面倒になるだけだし、心が疲れるだけだ。SNS上でもリアルでも構わない、愚痴れる友達がいると、わざわざ怒りを公言しなくて済む気がする。
でも、そんなの探すのは面倒だし、愚痴を言い合うだけの関係を、友達と言えるのかはわからない。
三つ目
悟りを開く。
感謝と喜びに心が満たされるらしい。
やったことないのでわからないが。
多分きっと他にも方法はあると思う。みんなそれぞれ頑張って、勝手に探してくれ。
急に投げやりになった僕に怒りたくなっているならそれは間違いだ。
僕にあなたの怒りを抑える方法を見つける義務はない。
ちなみに僕は趣味で怒りの元を絶った。
ここまで、怒らないことは素晴らしい。怒ることは悪である。的な立場から意見を述べてきたわけであるが、
怒らないことが重要なのではないことをここで改めていっておかなければならない。
怒りが機能するかどうかという話、怒らないためにどんなことをすればいいかという話をしたものの、
人には怒らないといけない時が存在するというのもまた事実だとも思う。
仲間の夢を笑われた時、
自分の夢を笑われた時、
自分の尊厳を侮辱された時。
もちろんこれも人それぞれだとは思うが、
何かを守るための怒りはあるべきものだとも思う。
怒らなければならない時が必ず人生にある。
そんな時はしっかり怒っていい。
守るべきもののために怒れる人のことを僕は少し羨ましく思う。
しかしそれ以外の時、ただイライラしてしまう時など、怒らなくてもいい時の方が人生の中にはきっと多い。

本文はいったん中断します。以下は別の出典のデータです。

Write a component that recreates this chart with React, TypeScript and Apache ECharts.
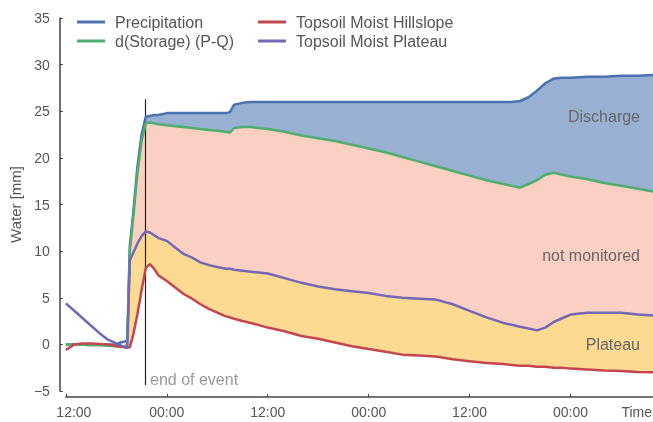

そんな時は怒らずとも自分の意思を行動で示す。というのが重要なのではないかと思う。
自分自身も怒るという行為が苦手でずっと逃げてきてはいたものの、ここだけは譲れないというところで、
抗議をしたり、行動で表したり、冷静に伝えたり、守るための行動は示してきた。つもりだ。
最初にもいったことではあるが、怒りというのはあくまで手段だ。
怒る以外の方法で、守るべきものを守れるようになれると、案外自分が楽になれたりするのかもしれないなと思う。
伝え方が9割なんてよく言ったものだ。
感情を、意思を伝える方法のストックをたくさん持っておきたい。